GIVEN INFORMATION -
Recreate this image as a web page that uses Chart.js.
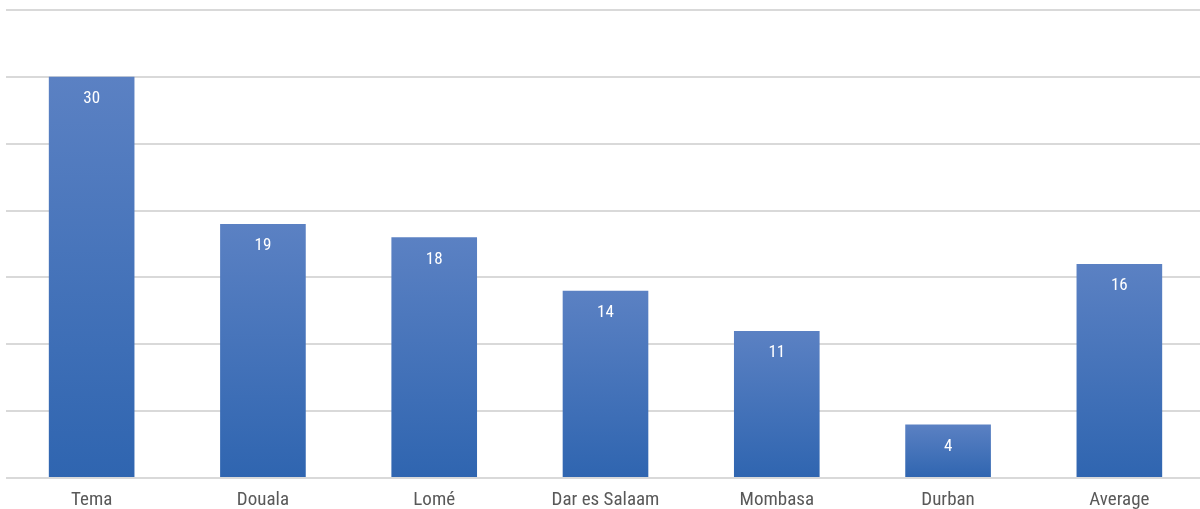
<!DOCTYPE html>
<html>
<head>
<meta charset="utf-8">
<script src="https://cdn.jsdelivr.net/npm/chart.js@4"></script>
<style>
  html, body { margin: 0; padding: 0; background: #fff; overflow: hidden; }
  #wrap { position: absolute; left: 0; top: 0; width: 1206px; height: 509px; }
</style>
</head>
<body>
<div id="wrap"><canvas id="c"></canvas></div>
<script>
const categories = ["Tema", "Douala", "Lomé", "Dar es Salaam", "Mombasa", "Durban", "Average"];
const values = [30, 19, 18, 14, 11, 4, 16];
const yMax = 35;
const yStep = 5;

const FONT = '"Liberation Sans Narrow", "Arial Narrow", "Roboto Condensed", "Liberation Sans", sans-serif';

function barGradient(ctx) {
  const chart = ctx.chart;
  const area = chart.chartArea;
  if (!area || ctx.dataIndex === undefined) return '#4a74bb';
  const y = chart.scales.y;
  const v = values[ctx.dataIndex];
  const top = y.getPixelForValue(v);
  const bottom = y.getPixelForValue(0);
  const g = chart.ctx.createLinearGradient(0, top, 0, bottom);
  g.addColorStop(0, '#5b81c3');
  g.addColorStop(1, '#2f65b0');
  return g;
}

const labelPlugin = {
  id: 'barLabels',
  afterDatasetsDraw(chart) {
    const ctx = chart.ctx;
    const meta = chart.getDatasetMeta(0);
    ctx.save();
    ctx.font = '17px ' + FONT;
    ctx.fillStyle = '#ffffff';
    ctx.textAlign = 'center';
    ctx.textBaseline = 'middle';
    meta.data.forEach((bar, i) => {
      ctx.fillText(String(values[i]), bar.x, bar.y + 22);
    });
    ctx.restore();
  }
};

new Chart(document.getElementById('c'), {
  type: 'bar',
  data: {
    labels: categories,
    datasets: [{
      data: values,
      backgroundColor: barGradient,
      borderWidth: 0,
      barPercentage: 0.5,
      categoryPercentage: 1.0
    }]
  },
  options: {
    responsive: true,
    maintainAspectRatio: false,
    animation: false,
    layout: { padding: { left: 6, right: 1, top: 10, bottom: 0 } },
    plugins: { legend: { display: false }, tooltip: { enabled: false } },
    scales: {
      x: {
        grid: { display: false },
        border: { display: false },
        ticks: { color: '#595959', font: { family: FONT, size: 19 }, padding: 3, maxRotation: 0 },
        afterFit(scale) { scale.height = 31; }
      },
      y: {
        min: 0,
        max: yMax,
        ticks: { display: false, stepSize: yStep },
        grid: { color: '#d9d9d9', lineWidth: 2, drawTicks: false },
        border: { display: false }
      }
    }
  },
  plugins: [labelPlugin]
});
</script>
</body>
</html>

STATED TASK -
Copy the whole listing above word for word but do not carry over the pictures.

REPLY TO THE EXERCISE -
Recreate this image as a web page that uses Chart.js.
<!DOCTYPE html>
<html>
<head>
<meta charset="utf-8">
<script src="https://cdn.jsdelivr.net/npm/chart.js@4"></script>
<style>
  html, body { margin: 0; padding: 0; background: #fff; overflow: hidden; }
  #wrap { position: absolute; left: 0; top: 0; width: 1206px; height: 509px; }
</style>
</head>
<body>
<div id="wrap"><canvas id="c"></canvas></div>
<script>
const categories = ["Tema", "Douala", "Lomé", "Dar es Salaam", "Mombasa", "Durban", "Average"];
const values = [30, 19, 18, 14, 11, 4, 16];
const yMax = 35;
const yStep = 5;

const FONT = '"Liberation Sans Narrow", "Arial Narrow", "Roboto Condensed", "Liberation Sans", sans-serif';

function barGradient(ctx) {
  const chart = ctx.chart;
  const area = chart.chartArea;
  if (!area || ctx.dataIndex === undefined) return '#4a74bb';
  const y = chart.scales.y;
  const v = values[ctx.dataIndex];
  const top = y.getPixelForValue(v);
  const bottom = y.getPixelForValue(0);
  const g = chart.ctx.createLinearGradient(0, top, 0, bottom);
  g.addColorStop(0, '#5b81c3');
  g.addColorStop(1, '#2f65b0');
  return g;
}

const labelPlugin = {
  id: 'barLabels',
  afterDatasetsDraw(chart) {
    const ctx = chart.ctx;
    const meta = chart.getDatasetMeta(0);
    ctx.save();
    ctx.font = '17px ' + FONT;
    ctx.fillStyle = '#ffffff';
    ctx.textAlign = 'center';
    ctx.textBaseline = 'middle';
    meta.data.forEach((bar, i) => {
      ctx.fillText(String(values[i]), bar.x, bar.y + 22);
    });
    ctx.restore();
  }
};

new Chart(document.getElementById('c'), {
  type: 'bar',
  data: {
    labels: categories,
    datasets: [{
      data: values,
      backgroundColor: barGradient,
      borderWidth: 0,
      barPercentage: 0.5,
      categoryPercentage: 1.0
    }]
  },
  options: {
    responsive: true,
    maintainAspectRatio: false,
    animation: false,
    layout: { padding: { left: 6, right: 1, top: 10, bottom: 0 } },
    plugins: { legend: { display: false }, tooltip: { enabled: false } },
    scales: {
      x: {
        grid: { display: false },
        border: { display: false },
        ticks: { color: '#595959', font: { family: FONT, size: 19 }, padding: 3, maxRotation: 0 },
        afterFit(scale) { scale.height = 31; }
      },
      y: {
        min: 0,
        max: yMax,
        ticks: { display: false, stepSize: yStep },
        grid: { color: '#d9d9d9', lineWidth: 2, drawTicks: false },
        border: { display: false }
      }
    }
  },
  plugins: [labelPlugin]
});
</script>
</body>
</html>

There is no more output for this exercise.